I know that this all is irrelevant to the person who is unemployed, or whose employer doesn't have a plan. They don't have care as good as mine, and it is probably costing society way too much to provide them the care they get. For this I'm sorry. But they don't have food or shelter or education as good as mine either; and I'm sorry for this, too. There is as yet no system that has figured out how to make all these things equal in a multi-cultural, multi-racial nation of more than 300 million people. (Please, forget Denmark. It has 6 million people, 80 percent of whom are fitness-oriented Lutherans. It's not comparable.)

What we do have, for now, is an American system of health care - organic, grown up in markets, complicated, private for those under 65, and with plenty of flaws. Driven in part by a long-standing tax break, where pre-tax dollars are used to pay premiums. It isn't broken. It has flaws that can be identified and addressed, one by one. It will never be perfect and will never, unless we want to become Cuba, provide exactly equal levels of medical care to everyone.
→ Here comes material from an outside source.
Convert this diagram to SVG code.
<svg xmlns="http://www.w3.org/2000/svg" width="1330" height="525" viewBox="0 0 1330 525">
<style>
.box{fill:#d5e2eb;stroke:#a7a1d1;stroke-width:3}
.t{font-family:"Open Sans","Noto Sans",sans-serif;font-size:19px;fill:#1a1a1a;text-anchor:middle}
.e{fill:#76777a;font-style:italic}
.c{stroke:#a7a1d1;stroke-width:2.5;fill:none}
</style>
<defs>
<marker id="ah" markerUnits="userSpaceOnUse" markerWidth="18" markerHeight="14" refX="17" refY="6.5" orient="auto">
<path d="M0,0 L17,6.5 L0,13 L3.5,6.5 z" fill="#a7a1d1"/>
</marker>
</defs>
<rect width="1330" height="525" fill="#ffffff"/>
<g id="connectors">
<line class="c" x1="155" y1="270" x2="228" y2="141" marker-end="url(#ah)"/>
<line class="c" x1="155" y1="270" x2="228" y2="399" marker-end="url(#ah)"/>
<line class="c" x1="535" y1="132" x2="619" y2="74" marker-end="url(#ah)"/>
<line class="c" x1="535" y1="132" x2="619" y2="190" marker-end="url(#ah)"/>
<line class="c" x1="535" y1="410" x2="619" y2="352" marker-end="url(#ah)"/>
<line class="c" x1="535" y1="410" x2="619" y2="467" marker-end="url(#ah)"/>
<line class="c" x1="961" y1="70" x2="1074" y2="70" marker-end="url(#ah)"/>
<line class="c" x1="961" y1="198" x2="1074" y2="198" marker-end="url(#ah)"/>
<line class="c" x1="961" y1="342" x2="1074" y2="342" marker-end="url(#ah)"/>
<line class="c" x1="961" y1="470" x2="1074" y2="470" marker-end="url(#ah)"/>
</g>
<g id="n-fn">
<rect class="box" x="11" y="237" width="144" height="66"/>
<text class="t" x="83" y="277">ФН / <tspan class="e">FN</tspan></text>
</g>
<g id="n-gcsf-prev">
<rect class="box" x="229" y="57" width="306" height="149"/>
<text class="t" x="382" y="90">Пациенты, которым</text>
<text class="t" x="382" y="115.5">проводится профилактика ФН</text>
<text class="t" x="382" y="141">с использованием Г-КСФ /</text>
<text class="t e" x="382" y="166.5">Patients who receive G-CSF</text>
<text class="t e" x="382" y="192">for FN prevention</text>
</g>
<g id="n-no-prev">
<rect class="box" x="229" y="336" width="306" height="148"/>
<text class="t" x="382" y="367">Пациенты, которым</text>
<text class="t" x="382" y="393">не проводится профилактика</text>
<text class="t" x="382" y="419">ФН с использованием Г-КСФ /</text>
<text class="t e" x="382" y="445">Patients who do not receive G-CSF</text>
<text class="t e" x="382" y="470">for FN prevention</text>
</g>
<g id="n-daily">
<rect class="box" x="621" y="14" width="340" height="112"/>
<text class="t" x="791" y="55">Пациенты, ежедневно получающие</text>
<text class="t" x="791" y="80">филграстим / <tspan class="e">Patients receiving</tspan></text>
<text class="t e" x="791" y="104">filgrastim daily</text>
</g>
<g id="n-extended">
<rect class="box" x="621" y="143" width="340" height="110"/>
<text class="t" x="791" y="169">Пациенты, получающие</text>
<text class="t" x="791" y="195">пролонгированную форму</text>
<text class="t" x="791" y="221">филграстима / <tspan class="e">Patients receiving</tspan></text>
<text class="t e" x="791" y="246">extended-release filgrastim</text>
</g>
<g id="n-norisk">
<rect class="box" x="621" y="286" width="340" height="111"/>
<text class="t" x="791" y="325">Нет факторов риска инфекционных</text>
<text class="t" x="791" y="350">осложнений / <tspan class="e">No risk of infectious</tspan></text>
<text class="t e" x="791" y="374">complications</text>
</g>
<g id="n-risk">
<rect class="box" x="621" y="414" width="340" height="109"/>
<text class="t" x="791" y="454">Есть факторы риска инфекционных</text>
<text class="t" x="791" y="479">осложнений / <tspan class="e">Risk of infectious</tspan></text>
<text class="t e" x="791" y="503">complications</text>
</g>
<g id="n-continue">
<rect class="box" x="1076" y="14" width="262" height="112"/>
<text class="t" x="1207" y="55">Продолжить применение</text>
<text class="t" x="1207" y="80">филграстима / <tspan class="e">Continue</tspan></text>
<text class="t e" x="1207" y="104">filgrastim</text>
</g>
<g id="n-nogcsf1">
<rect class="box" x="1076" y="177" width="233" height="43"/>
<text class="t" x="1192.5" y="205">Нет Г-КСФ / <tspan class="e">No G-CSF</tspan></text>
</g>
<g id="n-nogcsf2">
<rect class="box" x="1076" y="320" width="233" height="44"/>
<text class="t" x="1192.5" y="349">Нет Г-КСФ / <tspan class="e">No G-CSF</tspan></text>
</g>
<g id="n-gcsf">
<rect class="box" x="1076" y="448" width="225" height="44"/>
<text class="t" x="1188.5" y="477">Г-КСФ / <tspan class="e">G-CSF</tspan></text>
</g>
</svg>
Thursday, October 08, 2009

Waking Up

This must happen all the time. After surgery, or radiation, or one of the other dramatic things the medical profession does to us (often for very good reason) there is a period of recovery that includes a lot of discomfort, sleeplessness, disorientation and, well, drugs. It all becomes a muddle, until at some point - a point I reached last weekend - you say, enough. And you quit all the meds.

What happens next probably varies all over the place. In my case it didn't go too well at first and I grabbed for the anti-anxiety pills one of the many docs I have come to know had prescribed. But now I'm past that, and remarkably enough, tonight, on the heels of a really disastrous loss by the Cardinals to the Dodgers, I think I'm waking up.

Doesn't mean I feel like running a marathon or eating a cheeseburger. Still tired. But I'm getting to a level of clarity - and recognition that it's once again an interesting thing to be a man, husband, father, partner in a law firm, with a lot of people and things and events I'm responsible for.